Required task:
Transcribe only the part of the material below that begins at the line containing "What matplotlib code" and ends at the line containing "import matplotlib.pyplot as plt", with both kept and images left out.

>> begin

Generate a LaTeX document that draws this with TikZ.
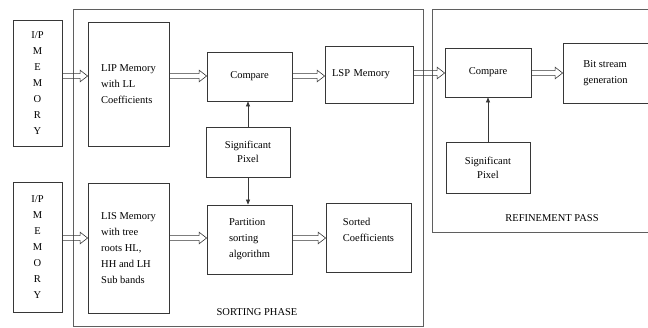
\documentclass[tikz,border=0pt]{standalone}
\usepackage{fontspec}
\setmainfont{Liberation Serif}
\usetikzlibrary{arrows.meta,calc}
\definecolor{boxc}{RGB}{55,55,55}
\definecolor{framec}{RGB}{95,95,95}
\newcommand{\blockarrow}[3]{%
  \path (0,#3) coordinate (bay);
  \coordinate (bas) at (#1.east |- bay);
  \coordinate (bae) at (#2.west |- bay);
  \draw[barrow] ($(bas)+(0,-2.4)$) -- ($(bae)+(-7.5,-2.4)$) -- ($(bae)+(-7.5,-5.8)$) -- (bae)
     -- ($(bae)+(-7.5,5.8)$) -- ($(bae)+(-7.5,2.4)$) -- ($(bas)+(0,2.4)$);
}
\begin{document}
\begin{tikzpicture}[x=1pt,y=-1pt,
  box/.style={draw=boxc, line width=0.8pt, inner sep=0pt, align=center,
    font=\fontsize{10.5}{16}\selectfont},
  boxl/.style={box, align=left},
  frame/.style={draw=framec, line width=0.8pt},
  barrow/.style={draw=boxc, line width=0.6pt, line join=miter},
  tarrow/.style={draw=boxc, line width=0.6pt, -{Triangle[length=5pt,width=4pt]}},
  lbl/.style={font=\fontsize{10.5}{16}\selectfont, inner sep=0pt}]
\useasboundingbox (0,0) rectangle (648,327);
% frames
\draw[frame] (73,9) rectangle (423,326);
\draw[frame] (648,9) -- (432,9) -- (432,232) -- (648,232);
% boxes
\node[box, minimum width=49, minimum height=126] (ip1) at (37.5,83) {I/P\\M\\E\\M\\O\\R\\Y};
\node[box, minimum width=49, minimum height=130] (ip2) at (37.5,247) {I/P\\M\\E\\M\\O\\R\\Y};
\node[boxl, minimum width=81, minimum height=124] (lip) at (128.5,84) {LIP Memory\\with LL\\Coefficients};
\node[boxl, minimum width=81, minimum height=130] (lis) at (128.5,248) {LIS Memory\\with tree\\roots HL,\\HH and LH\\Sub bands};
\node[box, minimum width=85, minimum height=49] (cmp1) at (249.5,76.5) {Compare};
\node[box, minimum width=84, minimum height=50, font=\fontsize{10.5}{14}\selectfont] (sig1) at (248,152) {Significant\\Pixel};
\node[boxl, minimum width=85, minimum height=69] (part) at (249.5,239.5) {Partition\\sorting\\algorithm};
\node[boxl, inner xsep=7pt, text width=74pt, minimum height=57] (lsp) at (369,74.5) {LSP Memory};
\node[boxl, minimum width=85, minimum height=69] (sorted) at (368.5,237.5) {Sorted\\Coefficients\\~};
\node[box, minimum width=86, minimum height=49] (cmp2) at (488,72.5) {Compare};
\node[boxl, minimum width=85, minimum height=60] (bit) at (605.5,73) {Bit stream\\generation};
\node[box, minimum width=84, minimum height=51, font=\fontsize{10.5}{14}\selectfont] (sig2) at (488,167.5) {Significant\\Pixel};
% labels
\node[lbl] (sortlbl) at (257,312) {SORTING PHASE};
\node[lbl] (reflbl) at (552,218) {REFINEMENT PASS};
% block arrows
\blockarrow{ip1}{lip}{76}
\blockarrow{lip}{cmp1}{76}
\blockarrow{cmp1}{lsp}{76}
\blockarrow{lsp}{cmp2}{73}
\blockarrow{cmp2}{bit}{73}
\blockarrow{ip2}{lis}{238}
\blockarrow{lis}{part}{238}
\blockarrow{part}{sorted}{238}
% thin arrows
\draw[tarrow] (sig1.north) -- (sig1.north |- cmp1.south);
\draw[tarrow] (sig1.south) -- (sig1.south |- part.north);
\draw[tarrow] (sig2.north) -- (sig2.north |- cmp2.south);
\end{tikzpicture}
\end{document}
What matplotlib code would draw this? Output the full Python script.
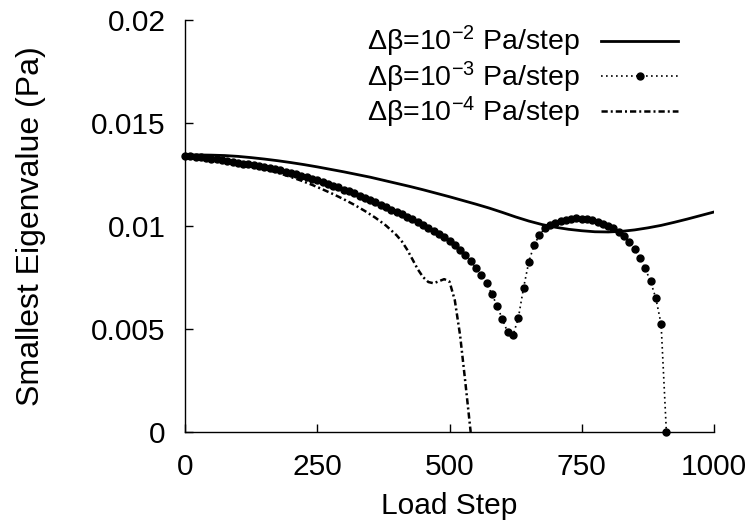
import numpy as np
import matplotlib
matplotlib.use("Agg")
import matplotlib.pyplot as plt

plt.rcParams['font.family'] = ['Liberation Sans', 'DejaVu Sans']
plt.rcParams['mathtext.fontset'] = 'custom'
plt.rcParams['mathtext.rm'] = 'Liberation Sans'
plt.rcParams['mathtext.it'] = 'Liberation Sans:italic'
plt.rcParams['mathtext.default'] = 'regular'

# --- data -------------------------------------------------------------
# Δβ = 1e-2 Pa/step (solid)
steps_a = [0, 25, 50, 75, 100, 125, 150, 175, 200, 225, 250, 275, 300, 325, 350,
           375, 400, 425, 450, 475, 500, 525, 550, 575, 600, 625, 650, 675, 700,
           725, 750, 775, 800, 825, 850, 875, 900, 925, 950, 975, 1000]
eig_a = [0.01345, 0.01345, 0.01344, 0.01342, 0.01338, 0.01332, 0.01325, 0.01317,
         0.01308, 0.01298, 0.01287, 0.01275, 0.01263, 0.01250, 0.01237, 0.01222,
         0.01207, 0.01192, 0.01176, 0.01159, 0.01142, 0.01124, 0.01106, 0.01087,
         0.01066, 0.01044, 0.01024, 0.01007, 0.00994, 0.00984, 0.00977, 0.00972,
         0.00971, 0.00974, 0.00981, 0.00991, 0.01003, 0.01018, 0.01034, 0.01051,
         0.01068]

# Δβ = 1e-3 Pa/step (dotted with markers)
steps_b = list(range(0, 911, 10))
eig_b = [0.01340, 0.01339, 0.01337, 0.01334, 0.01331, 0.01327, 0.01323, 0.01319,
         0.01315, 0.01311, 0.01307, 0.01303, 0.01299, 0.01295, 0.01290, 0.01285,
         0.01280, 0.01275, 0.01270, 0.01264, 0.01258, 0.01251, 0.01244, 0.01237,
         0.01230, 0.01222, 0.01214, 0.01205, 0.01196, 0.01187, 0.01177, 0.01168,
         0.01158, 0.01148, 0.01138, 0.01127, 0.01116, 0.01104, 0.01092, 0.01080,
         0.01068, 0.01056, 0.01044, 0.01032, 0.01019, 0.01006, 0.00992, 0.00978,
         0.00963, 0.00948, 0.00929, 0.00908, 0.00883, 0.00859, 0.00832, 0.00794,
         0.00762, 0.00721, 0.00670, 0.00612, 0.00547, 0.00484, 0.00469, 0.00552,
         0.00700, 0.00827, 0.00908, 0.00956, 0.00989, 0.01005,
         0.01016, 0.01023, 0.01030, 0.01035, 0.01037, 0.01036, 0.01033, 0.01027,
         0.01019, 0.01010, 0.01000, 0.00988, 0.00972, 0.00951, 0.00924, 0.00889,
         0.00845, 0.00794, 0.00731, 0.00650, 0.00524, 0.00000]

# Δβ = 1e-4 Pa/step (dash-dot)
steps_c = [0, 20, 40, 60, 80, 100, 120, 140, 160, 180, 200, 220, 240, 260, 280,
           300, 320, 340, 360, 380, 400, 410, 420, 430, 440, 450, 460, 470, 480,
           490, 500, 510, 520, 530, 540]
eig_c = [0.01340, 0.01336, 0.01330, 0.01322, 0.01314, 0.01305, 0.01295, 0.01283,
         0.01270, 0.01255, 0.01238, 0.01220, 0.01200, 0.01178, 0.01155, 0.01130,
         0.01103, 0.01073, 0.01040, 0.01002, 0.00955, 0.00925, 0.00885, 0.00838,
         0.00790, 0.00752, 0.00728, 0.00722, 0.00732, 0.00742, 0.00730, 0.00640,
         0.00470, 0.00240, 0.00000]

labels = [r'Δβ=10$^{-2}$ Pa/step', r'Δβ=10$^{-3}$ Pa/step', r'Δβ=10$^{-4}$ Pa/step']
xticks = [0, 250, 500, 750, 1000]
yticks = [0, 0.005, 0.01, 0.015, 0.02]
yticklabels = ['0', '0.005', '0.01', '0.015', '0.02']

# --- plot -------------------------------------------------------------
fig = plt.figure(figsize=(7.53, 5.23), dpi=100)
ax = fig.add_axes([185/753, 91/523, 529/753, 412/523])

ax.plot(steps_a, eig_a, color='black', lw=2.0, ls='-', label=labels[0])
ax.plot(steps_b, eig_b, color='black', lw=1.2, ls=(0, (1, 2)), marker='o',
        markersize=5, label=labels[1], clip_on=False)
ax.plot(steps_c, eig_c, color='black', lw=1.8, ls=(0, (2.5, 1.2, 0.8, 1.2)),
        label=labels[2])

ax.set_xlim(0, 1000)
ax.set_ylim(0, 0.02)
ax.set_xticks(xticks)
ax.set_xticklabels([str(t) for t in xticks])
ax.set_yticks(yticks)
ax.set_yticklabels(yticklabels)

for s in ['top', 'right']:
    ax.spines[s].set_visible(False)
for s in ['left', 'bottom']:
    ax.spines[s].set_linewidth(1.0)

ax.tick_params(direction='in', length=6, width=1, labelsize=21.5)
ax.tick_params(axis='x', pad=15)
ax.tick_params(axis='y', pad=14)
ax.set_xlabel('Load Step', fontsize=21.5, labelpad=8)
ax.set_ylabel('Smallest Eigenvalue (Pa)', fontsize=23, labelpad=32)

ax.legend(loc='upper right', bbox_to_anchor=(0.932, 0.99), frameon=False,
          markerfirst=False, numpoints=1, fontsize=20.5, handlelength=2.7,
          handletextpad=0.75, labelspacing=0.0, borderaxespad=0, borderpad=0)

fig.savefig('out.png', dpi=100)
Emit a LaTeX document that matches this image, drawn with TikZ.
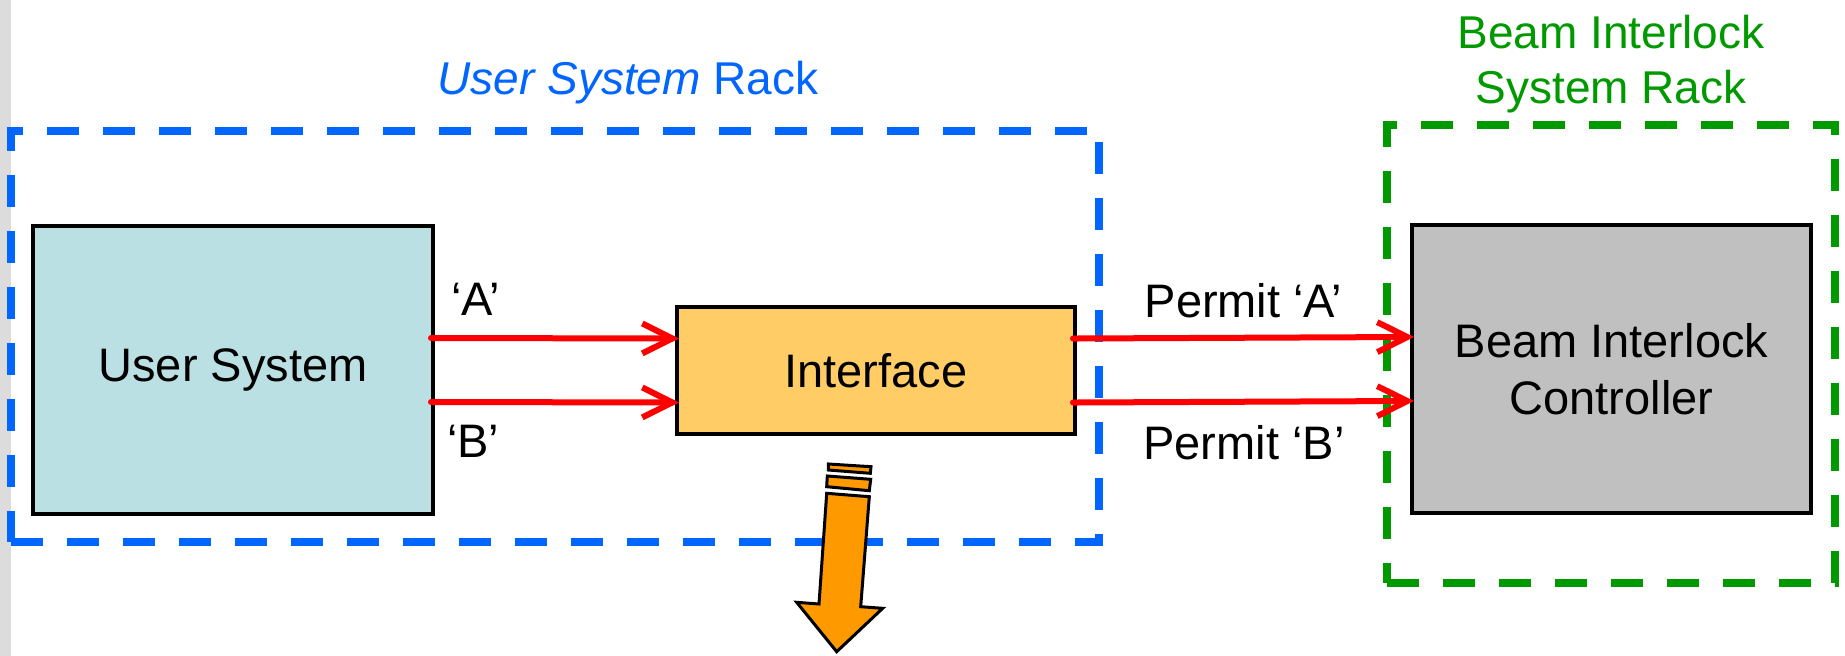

>> end

Task solution:
What matplotlib code would draw this? Output the full Python script.
import numpy as np
import matplotlib
matplotlib.use("Agg")
import matplotlib.pyplot as plt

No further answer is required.